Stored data
%%
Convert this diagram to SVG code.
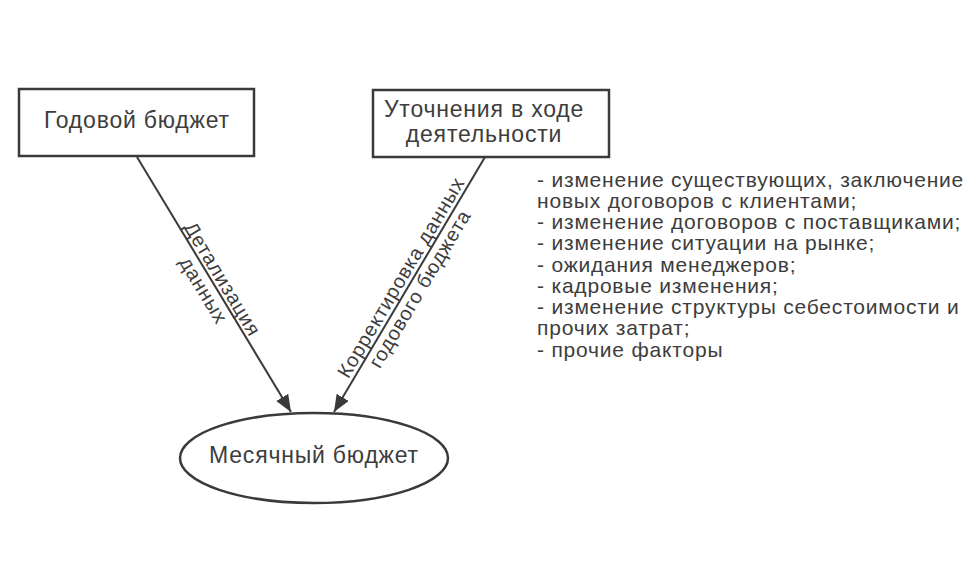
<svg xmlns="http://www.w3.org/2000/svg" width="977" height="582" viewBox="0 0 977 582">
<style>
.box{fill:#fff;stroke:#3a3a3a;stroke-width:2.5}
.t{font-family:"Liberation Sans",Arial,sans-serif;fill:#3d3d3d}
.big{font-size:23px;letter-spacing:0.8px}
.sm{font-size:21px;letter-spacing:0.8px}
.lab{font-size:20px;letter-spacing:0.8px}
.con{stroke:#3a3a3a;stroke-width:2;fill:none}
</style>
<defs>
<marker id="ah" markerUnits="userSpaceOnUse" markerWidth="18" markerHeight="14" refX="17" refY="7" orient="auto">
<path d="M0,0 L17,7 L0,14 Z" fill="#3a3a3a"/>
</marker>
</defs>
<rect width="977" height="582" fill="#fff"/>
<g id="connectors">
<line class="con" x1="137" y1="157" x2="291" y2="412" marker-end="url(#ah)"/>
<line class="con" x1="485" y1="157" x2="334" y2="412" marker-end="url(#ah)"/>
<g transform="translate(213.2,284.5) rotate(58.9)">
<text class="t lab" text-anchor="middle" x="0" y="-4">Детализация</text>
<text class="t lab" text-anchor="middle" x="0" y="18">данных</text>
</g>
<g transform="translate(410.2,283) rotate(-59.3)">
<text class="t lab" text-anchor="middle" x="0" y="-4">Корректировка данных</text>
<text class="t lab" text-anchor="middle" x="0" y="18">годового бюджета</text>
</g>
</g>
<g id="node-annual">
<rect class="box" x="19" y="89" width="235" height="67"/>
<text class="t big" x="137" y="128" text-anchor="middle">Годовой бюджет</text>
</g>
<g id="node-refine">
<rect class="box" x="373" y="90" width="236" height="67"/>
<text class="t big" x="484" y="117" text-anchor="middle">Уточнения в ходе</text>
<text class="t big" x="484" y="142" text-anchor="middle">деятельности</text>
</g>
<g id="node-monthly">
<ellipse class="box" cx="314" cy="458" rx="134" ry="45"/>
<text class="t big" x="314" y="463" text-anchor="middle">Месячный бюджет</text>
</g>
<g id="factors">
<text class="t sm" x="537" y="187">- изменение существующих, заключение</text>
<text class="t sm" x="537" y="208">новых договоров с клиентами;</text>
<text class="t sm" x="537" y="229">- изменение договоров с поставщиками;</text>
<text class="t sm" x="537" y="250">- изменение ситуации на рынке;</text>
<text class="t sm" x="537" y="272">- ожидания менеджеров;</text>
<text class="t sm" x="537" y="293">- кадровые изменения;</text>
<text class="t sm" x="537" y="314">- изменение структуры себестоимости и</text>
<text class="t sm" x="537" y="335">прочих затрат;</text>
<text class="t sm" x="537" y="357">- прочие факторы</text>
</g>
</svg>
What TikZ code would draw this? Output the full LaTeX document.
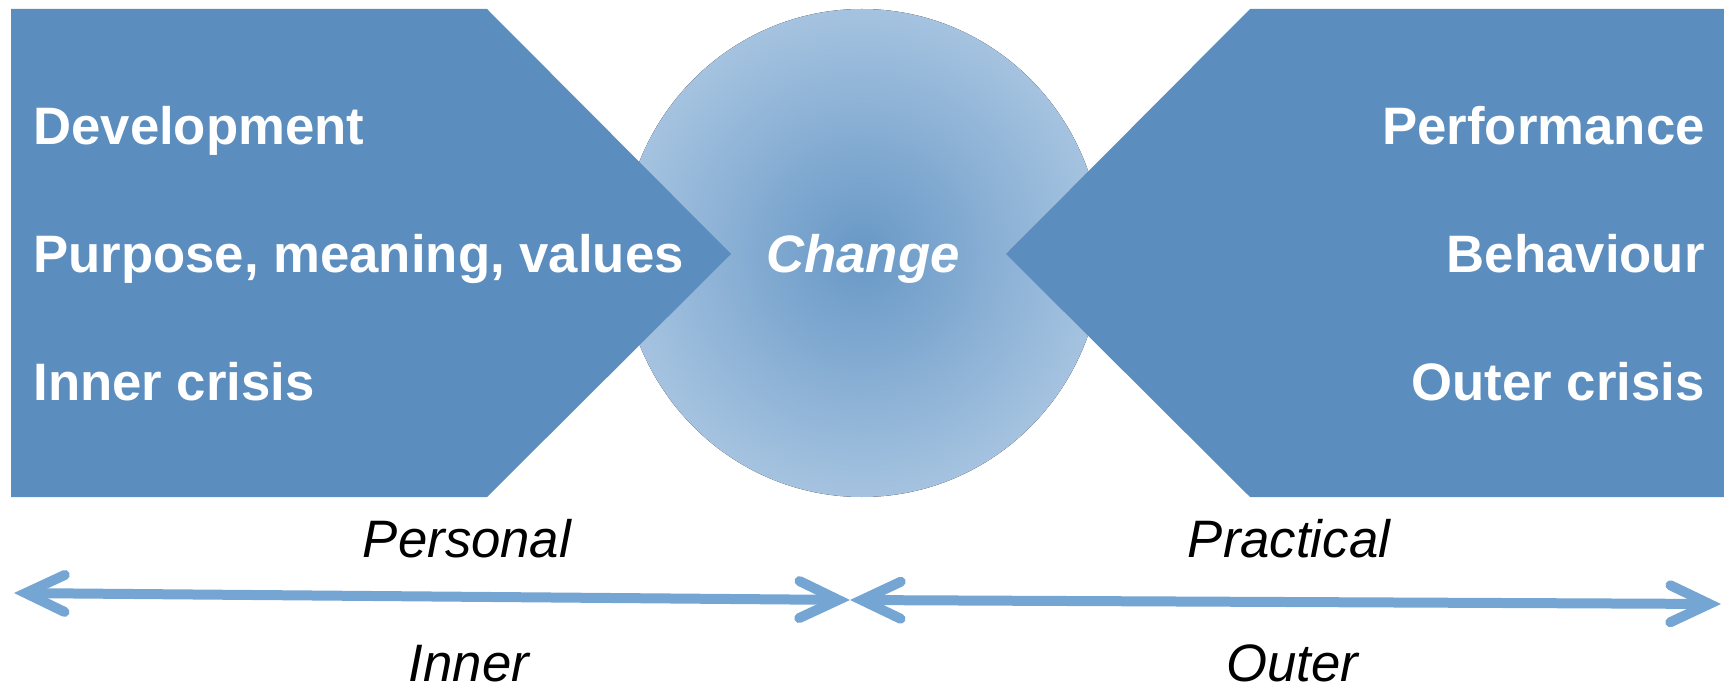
%%
Identify and copy lines that hold the string "code".

Convert this diagram to SVG code.
What TikZ code would draw this? Output the full LaTeX document.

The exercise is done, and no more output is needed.